** WHAT IS REQUIRED **
Print only the lines from the top of the data through the line with "80, 85, 90];", both included, skipping every picture.

>>>>

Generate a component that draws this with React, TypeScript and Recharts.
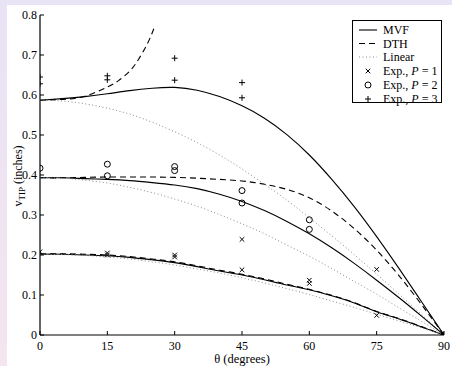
import React from 'react';
import {
  ComposedChart,
  Line,
  Scatter,
  XAxis,
  YAxis,
} from 'recharts';

// angles used for the model curves (degrees)
const THETA = [0, 5, 10, 15, 20, 25, 30, 35, 40, 45, 50, 55, 60, 65, 70, 75, 80, 85, 90];

// P = 3 (top group)
const MVF_P3 = [0.587, 0.591, 0.596, 0.603, 0.611, 0.617, 0.619, 0.612, 0.596, 0.573, 0.542, 0.501, 0.45, 0.389, 0.321, 0.246, 0.166, 0.083, 0];
const LIN_P3 = [0.587, 0.585, 0.578, 0.567, 0.552, 0.532, 0.508, 0.481, 0.45, 0.415, 0.377, 0.337, 0.293, 0.248, 0.201, 0.152, 0.102, 0.051, 0];
// DTH for P = 3 blows up before 30 deg
const DTH_P3_THETA = [0, 5, 10, 15, 17.5, 20, 22, 24, 25.5];
const DTH_P3 = [0.587, 0.589, 0.597, 0.62, 0.636, 0.66, 0.69, 0.73, 0.77];

// P = 2 (middle group)
const MVF_P2 = [0.393, 0.393, 0.391, 0.389, 0.386, 0.381, 0.375, 0.366, 0.352, 0.334, 0.311, 0.284, 0.253, 0.218, 0.179, 0.137, 0.093, 0.047, 0];
const DTH_P2 = [0.393, 0.393, 0.394, 0.395, 0.395, 0.395, 0.394, 0.392, 0.389, 0.385, 0.377, 0.364, 0.343, 0.31, 0.266, 0.212, 0.148, 0.076, 0];
const LIN_P2 = [0.393, 0.392, 0.387, 0.38, 0.369, 0.356, 0.34, 0.322, 0.301, 0.278, 0.253, 0.225, 0.197, 0.166, 0.134, 0.102, 0.068, 0.034, 0];

// P = 1 (bottom group)
const MVF_P1 = [0.202, 0.202, 0.2, 0.198, 0.194, 0.188, 0.181, 0.171, 0.16, 0.15, 0.138, 0.125, 0.113, 0.098, 0.08, 0.058, 0.04, 0.02, 0];
const DTH_P1 = [0.203, 0.203, 0.202, 0.2, 0.196, 0.19, 0.183, 0.173, 0.162, 0.152, 0.14, 0.127, 0.114, 0.099, 0.081, 0.059, 0.041, 0.021, 0];
const LIN_P1 = [0.202, 0.201, 0.199, 0.195, 0.19, 0.183, 0.175, 0.165, 0.155, 0.143, 0.13, 0.116, 0.101, 0.085, 0.069, 0.052, 0.035, 0.018, 0];

// experiments: [theta, v_tip]
const EXP_P1: [number, number][] = [
  [0, 0.208], [15, 0.205], [15, 0.2], [30, 0.2], [30, 0.195], [45, 0.239], [45, 0.163],
  [60, 0.137], [60, 0.129], [75, 0.164], [75, 0.049], [90, 0],
];
const EXP_P2: [number, number][] = [
  [0, 0.417], [15, 0.427], [15, 0.398], [30, 0.421], [30, 0.411], [45, 0.361], [45, 0.33],
  [60, 0.288], [60, 0.264], [90, 0],
];
const EXP_P3: [number, number][] = [
  [0, 0.645], [0, 0.628], [15, 0.648], [15, 0.638], [30, 0.692], [30, 0.637], [45, 0.631], [45, 0.593], [90, 0],
];

const X_TICKS = [0, 15, 30, 45, 60, 75, 90];
const Y_TICKS = [0, 0.1, 0.2, 0.3, 0.4, 0.5, 0.6, 0.7, 0.8];

const FONT = "'Liberation Serif', 'Times New Roman', serif";

const toPoints = (xs: number[], ys: number[]) => xs.map((x, i) => ({ x, y: ys[i] }));
const toExp = (pts: [number, number][]) => pts.map(([x, y]) => ({ x, y }));

const CrossMark = (props: any) => {
  const { cx, cy } = props;
  const r = 2.3;
  return (
    <path
      d={`M${cx - r},${cy - r}L${cx + r},${cy + r}M${cx - r},${cy + r}L${cx + r},${cy - r}`}
      stroke="#000"
      strokeWidth={1}
    />
  );
};

const CircleMark = (props: any) => {
  const { cx, cy } = props;
  return <circle cx={cx} cy={cy} r={3} fill="none" stroke="#000" strokeWidth={1} />;
};

const PlusMark = (props: any) => {
  const { cx, cy } = props;
  const r = 3;
  return (
    <path
      d={`M${cx - r},${cy}L${cx + r},${cy}M${cx},${cy - r}L${cx},${cy + r}`}
      stroke="#000"
      strokeWidth={1}
    />
  );
};

const solid = { stroke: '#000', strokeWidth: 1.1 };
const dashed = { stroke: '#000', strokeWidth: 1.1, strokeDasharray: '6 4' };
const dotted = { stroke: '#8a8a8a', strokeWidth: 1, strokeDasharray: '1 2.5' };

const lines = [
  { key: 'mvf3', data: toPoints(THETA, MVF_P3), style: solid },
  { key: 'dth3', data: toPoints(DTH_P3_THETA, DTH_P3), style: dashed },
  { key: 'lin3', data: toPoints(THETA, LIN_P3), style: dotted },
  { key: 'mvf2', data: toPoints(THETA, MVF_P2), style: solid },
  { key: 'dth2', data: toPoints(THETA, DTH_P2), style: dashed },
  { key: 'lin2', data: toPoints(THETA, LIN_P2), style: dotted },
  { key: 'mvf1', data: toPoints(THETA, MVF_P1), style: solid },
  { key: 'dth1', data: toPoints(THETA, DTH_P1), style: dashed },
  { key: 'lin1', data: toPoints(THETA, LIN_P1), style: dotted },
];

const tickStyle = { fontSize: 12, fontFamily: FONT, fill: '#000', style: { fontFamily: FONT } };
const textStyle = { fontFamily: FONT };

const Legend = () => {
  const x0 = 359;
  const x1 = 377;
  const tx = 383;
  const rows = [30, 43.5, 57, 71, 85, 99];
  const textProps = {
    x: tx,
    fontSize: 12,
    fill: '#000',
    style: textStyle,
    dominantBaseline: 'central' as const,
  };
  return (
    <g>
      <rect x={352.5} y={20.5} width={89} height={82} fill="#fff" stroke="#000" strokeWidth={1} />
      <line x1={x0} x2={x1} y1={rows[0]} y2={rows[0]} {...solid} />
      <text {...textProps} y={rows[0]}>MVF</text>
      <line x1={x0} x2={x1} y1={rows[1]} y2={rows[1]} {...dashed} />
      <text {...textProps} y={rows[1]}>DTH</text>
      <line x1={x0} x2={x1} y1={rows[2]} y2={rows[2]} {...dotted} />
      <text {...textProps} y={rows[2]}>Linear</text>
      <CrossMark cx={368} cy={rows[3]} />
      <text {...textProps} y={rows[3]}>
        Exp., <tspan fontStyle="italic">P</tspan> = 1
      </text>
      <CircleMark cx={368} cy={rows[4]} />
      <text {...textProps} y={rows[4]}>
        Exp., <tspan fontStyle="italic">P</tspan> = 2
      </text>
      <PlusMark cx={368} cy={rows[5]} />
      <text {...textProps} y={rows[5]}>
        Exp., <tspan fontStyle="italic">P</tspan> = 3
      </text>
    </g>
  );
};

export default function App() {
  return (
    <div
      style={{
        position: 'absolute',
        left: 0,
        top: 0,
        width: 452,
        height: 366,
        background: 'linear-gradient(to bottom, #e8e3f5, #f4e5ef)',
        overflow: 'hidden',
        fontFamily: FONT,
      }}
    >
      <div style={{ position: 'absolute', left: 7, top: 5, width: 445, height: 361, background: '#fff' }}>
        <ComposedChart
          width={445}
          height={361}
          margin={{ top: 10, right: 8, bottom: 0, left: 0 }}
          style={{ fontFamily: FONT }}
        >
          <XAxis
            xAxisId="b"
            dataKey="x"
            type="number"
            domain={[0, 90]}
            ticks={X_TICKS}
            allowDataOverflow
            orientation="bottom"
            height={31}
            tickSize={-4}
            tickMargin={10}
            tick={tickStyle}
            axisLine={{ stroke: '#000', strokeWidth: 1.2 }}
            tickLine={{ stroke: '#000' }}
          />
          <XAxis
            xAxisId="t"
            dataKey="x"
            type="number"
            domain={[0, 90]}
            ticks={X_TICKS}
            allowDataOverflow
            orientation="top"
            height={0}
            tickSize={-4}
            tick={false}
            axisLine={{ stroke: '#000', strokeWidth: 1.2 }}
            tickLine={{ stroke: '#000' }}
          />
          <YAxis
            yAxisId="l"
            dataKey="y"
            type="number"
            domain={[0, 0.8]}
            ticks={Y_TICKS}
            allowDataOverflow
            orientation="left"
            width={33}
            tickSize={-4}
            tickMargin={7}
            tick={tickStyle}
            tickFormatter={(v: number) => (v === 0 ? '0' : String(Math.round(v * 10) / 10))}
            axisLine={{ stroke: '#000', strokeWidth: 1.2 }}
            tickLine={{ stroke: '#000' }}
          />
          <YAxis
            yAxisId="r"
            dataKey="y"
            type="number"
            domain={[0, 0.8]}
            ticks={Y_TICKS}
            allowDataOverflow
            orientation="right"
            width={0}
            tickSize={-4}
            tick={false}
            axisLine={{ stroke: '#000', strokeWidth: 1.2 }}
            tickLine={{ stroke: '#000' }}
          />
          {lines.map((l) => (
            <Line
              key={l.key}
              xAxisId="b"
              yAxisId="l"
              data={l.data}
              dataKey="y"
              type="natural"
              dot={false}
              activeDot={false}
              isAnimationActive={false}
              {...l.style}
            />
          ))}
          <Scatter xAxisId="b" yAxisId="l" data={toExp(EXP_P1)} shape={CrossMark} isAnimationActive={false} />
          <Scatter xAxisId="b" yAxisId="l" data={toExp(EXP_P2)} shape={CircleMark} isAnimationActive={false} />
          <Scatter xAxisId="b" yAxisId="l" data={toExp(EXP_P3)} shape={PlusMark} isAnimationActive={false} />
        </ComposedChart>
      </div>
      <svg
        width={452}
        height={366}
        style={{ position: 'absolute', left: 0, top: 0, pointerEvents: 'none' }}
      >
        <text
          transform="translate(22,176) rotate(-90)"
          textAnchor="middle"
          fontSize={12}
          fill="#000"
          style={textStyle}
        >
          <tspan>v</tspan>
          <tspan fontSize={9} dy={3}>TIP</tspan>
          <tspan dy={-3}> (inches)</tspan>
        </text>
        <text x={242} y={363} textAnchor="middle" fontSize={12.5} fill="#000" style={textStyle}>
          θ (degrees)
        </text>
        <Legend />
      </svg>
    </div>
  );
}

<<<<

** ANSWER IN FULL **
Generate a component that draws this with React, TypeScript and Recharts.
import React from 'react';
import {
  ComposedChart,
  Line,
  Scatter,
  XAxis,
  YAxis,
} from 'recharts';

// angles used for the model curves (degrees)
const THETA = [0, 5, 10, 15, 20, 25, 30, 35, 40, 45, 50, 55, 60, 65, 70, 75, 80, 85, 90];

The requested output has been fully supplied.